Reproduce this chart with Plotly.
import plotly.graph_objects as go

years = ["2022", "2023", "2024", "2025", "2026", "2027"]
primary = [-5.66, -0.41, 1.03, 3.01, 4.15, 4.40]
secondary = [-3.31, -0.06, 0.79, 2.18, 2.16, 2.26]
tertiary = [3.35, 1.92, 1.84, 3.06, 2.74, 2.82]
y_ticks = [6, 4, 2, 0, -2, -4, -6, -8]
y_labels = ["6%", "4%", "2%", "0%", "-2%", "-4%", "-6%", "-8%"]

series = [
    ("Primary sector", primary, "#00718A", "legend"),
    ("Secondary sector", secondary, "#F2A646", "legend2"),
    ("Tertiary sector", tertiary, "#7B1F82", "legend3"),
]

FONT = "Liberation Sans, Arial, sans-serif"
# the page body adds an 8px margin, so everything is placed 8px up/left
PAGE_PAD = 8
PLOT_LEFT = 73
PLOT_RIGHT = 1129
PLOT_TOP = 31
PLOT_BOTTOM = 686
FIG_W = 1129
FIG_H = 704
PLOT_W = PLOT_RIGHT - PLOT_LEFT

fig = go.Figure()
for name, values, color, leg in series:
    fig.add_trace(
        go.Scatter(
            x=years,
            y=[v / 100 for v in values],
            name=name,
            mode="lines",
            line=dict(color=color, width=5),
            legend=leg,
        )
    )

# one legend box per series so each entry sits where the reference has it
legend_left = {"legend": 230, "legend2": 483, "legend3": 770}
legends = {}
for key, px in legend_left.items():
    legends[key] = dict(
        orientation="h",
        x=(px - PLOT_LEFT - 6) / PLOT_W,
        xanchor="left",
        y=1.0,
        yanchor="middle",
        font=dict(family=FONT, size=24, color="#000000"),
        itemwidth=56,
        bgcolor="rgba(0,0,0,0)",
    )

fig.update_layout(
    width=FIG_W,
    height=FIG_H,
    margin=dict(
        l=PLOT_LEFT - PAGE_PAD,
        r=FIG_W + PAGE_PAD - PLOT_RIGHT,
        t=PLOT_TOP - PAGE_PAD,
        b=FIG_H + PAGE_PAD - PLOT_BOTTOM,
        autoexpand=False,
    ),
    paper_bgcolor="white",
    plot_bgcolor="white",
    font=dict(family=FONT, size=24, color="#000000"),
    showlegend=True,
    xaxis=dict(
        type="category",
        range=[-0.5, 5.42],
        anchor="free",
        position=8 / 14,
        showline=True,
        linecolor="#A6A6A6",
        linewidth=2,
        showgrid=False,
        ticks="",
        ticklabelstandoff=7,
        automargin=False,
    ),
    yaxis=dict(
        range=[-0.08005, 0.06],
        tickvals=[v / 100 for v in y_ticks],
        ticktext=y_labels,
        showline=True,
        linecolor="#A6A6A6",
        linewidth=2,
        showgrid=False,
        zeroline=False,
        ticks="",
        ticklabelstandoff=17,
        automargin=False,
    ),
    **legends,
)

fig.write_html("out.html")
══════
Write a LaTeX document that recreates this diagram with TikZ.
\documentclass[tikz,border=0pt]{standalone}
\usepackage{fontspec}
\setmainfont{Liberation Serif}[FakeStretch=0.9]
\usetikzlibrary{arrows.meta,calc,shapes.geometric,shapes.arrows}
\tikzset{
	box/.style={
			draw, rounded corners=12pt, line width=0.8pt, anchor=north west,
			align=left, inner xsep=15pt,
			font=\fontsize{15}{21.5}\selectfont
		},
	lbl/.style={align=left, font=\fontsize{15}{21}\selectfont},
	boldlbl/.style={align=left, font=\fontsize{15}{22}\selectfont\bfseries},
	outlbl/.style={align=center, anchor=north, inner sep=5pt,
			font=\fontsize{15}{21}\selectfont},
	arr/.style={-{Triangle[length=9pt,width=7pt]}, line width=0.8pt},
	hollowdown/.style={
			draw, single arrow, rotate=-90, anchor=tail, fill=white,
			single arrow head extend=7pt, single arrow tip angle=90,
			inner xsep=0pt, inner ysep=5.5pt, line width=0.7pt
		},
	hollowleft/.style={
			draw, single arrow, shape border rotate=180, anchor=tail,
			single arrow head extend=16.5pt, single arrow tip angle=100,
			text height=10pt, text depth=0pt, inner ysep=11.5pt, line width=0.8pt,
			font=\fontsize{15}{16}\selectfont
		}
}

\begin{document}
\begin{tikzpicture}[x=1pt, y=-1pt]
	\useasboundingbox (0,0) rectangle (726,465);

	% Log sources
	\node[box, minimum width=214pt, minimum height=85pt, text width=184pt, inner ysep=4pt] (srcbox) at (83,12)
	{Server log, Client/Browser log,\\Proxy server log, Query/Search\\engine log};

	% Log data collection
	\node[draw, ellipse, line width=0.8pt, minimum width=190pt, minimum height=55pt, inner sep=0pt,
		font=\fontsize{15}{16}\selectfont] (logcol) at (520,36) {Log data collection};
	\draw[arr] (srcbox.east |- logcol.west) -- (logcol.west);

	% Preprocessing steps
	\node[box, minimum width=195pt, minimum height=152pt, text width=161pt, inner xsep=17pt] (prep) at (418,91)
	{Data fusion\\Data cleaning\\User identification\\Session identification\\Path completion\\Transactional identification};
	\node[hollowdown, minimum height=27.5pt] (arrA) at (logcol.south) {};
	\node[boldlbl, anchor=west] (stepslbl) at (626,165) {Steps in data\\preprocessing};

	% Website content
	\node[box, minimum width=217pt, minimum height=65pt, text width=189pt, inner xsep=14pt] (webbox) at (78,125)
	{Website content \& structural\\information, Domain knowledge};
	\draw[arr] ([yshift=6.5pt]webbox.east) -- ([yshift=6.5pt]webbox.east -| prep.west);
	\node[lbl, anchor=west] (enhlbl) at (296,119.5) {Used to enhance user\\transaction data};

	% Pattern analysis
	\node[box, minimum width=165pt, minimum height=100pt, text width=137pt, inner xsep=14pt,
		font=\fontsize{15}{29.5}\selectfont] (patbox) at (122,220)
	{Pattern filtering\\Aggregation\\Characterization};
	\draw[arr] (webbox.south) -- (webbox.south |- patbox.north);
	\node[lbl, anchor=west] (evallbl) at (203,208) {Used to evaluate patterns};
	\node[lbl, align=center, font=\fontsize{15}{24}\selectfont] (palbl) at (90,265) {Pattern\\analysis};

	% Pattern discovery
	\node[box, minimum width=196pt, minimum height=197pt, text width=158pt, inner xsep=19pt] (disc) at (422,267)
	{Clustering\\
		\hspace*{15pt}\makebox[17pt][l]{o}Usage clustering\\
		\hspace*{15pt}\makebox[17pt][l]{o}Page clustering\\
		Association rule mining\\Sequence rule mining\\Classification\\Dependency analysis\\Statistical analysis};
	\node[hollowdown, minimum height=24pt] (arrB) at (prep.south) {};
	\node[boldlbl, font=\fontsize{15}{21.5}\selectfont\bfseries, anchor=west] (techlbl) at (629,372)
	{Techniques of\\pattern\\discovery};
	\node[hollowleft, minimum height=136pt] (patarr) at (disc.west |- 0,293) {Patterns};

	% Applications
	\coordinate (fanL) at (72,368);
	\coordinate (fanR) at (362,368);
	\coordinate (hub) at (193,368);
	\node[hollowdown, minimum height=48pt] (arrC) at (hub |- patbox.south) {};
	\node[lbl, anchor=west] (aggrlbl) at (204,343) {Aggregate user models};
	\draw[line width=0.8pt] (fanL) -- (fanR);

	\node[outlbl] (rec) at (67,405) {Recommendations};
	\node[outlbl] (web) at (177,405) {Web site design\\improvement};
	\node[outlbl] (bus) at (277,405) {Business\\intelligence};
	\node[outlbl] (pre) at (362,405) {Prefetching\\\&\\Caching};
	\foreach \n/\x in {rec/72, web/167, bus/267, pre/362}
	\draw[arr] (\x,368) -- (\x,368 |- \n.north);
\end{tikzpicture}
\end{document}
══════
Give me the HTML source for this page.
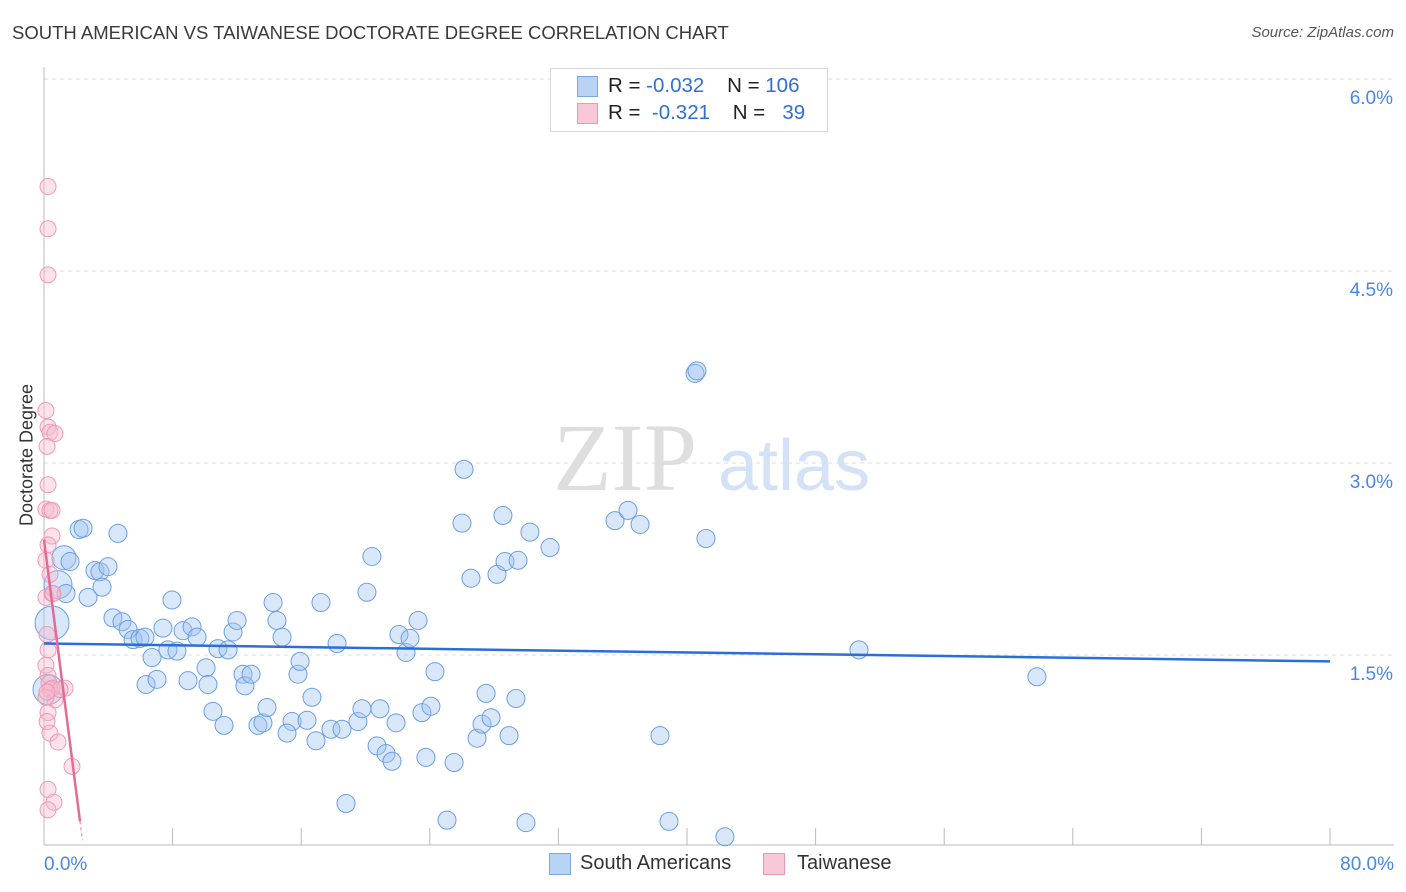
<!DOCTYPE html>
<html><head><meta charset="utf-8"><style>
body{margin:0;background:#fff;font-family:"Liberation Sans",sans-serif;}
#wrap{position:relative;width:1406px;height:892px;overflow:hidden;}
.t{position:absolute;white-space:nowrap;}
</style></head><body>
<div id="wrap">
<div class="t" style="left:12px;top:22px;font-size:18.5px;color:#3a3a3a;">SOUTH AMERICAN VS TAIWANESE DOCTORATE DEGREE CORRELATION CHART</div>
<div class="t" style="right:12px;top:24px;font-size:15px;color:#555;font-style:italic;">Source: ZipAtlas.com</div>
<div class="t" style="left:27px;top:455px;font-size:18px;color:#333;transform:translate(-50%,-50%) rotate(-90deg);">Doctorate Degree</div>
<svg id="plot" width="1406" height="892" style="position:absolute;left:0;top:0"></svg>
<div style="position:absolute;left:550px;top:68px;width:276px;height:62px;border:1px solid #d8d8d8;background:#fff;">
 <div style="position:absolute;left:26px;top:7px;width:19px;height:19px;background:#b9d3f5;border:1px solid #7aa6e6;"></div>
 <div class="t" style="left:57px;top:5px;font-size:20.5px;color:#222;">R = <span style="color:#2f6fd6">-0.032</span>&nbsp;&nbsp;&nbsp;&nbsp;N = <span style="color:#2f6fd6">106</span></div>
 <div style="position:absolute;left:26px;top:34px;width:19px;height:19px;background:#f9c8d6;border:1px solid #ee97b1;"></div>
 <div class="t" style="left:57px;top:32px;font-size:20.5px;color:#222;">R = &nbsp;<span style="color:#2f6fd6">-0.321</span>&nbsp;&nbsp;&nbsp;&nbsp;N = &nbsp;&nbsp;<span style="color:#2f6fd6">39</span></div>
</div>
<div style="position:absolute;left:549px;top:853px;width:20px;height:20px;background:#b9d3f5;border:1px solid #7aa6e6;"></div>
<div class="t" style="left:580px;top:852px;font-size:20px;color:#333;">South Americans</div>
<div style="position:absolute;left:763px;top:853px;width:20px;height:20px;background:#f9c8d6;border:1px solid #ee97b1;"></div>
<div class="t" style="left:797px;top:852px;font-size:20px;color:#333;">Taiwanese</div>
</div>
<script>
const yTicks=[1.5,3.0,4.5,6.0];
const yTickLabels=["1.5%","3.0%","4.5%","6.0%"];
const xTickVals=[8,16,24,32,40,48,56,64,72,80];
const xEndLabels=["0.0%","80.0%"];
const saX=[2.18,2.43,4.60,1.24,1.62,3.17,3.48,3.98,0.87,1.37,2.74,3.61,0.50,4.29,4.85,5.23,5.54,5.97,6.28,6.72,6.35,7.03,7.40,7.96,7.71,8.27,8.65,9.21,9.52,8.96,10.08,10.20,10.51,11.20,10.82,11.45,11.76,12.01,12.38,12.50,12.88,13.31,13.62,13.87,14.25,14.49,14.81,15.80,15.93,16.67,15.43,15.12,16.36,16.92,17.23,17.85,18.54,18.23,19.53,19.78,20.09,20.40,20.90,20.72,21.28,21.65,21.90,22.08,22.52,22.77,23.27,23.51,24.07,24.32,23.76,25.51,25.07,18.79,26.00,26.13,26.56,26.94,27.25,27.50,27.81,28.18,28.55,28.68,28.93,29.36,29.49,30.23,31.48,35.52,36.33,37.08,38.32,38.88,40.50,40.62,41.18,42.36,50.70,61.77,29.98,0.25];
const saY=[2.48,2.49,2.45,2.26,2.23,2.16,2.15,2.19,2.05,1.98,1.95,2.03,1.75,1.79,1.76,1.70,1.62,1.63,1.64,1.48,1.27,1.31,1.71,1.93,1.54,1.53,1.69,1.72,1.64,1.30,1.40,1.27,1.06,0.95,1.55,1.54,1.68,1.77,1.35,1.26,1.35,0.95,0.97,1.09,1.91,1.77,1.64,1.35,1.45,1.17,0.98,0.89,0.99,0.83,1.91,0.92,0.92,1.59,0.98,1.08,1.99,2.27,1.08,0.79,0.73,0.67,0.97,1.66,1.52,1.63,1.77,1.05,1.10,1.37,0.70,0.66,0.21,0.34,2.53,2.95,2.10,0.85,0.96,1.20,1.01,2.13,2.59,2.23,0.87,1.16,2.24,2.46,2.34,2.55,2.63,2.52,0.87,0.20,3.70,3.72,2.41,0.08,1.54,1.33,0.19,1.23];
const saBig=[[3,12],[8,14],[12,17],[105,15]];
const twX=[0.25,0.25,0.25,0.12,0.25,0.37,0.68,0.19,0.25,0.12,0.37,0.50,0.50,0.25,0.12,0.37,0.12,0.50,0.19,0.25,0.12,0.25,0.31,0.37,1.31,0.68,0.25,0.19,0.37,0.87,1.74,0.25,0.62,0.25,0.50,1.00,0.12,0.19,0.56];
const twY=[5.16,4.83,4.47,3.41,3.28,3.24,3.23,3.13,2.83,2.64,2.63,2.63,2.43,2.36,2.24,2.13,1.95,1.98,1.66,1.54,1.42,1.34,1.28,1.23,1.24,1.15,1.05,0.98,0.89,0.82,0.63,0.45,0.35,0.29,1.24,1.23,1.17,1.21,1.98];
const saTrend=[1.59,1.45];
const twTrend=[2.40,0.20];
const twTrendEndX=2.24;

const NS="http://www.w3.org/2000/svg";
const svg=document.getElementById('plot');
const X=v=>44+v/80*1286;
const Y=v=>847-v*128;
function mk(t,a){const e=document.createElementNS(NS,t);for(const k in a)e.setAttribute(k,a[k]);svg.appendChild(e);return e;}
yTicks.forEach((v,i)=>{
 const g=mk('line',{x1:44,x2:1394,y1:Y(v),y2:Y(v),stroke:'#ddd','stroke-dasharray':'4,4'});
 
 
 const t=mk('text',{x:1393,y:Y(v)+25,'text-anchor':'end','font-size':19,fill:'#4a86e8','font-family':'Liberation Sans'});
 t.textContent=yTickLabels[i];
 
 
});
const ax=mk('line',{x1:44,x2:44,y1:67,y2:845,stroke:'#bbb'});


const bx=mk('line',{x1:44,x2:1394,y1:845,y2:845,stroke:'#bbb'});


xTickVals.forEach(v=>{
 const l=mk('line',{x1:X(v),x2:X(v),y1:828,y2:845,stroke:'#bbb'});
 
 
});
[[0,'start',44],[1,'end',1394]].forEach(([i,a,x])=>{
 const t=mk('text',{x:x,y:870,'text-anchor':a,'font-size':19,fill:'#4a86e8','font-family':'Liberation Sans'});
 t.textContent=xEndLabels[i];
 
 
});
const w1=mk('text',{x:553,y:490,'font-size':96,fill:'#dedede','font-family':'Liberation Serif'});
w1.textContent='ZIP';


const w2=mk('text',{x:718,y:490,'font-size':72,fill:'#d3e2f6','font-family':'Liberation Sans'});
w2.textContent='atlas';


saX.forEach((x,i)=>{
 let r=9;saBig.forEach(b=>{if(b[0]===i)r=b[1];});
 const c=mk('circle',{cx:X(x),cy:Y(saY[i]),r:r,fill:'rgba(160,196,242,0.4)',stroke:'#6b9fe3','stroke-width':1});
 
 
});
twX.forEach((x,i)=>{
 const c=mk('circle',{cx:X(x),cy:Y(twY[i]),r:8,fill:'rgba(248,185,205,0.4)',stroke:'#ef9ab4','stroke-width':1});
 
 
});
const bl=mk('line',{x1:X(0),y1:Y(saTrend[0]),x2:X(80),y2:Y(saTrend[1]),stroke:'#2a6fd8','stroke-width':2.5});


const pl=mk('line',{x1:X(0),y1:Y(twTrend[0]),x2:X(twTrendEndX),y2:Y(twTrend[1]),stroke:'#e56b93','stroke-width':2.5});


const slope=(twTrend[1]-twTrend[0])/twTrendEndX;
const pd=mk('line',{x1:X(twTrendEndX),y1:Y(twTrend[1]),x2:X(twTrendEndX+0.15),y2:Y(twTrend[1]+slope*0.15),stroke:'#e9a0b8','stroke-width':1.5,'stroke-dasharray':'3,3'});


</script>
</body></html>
══════
_Prompt:_ Tally up how many lines in the preceding listing contain the word "with". Give nothing but the number.

_Final answer:_ 2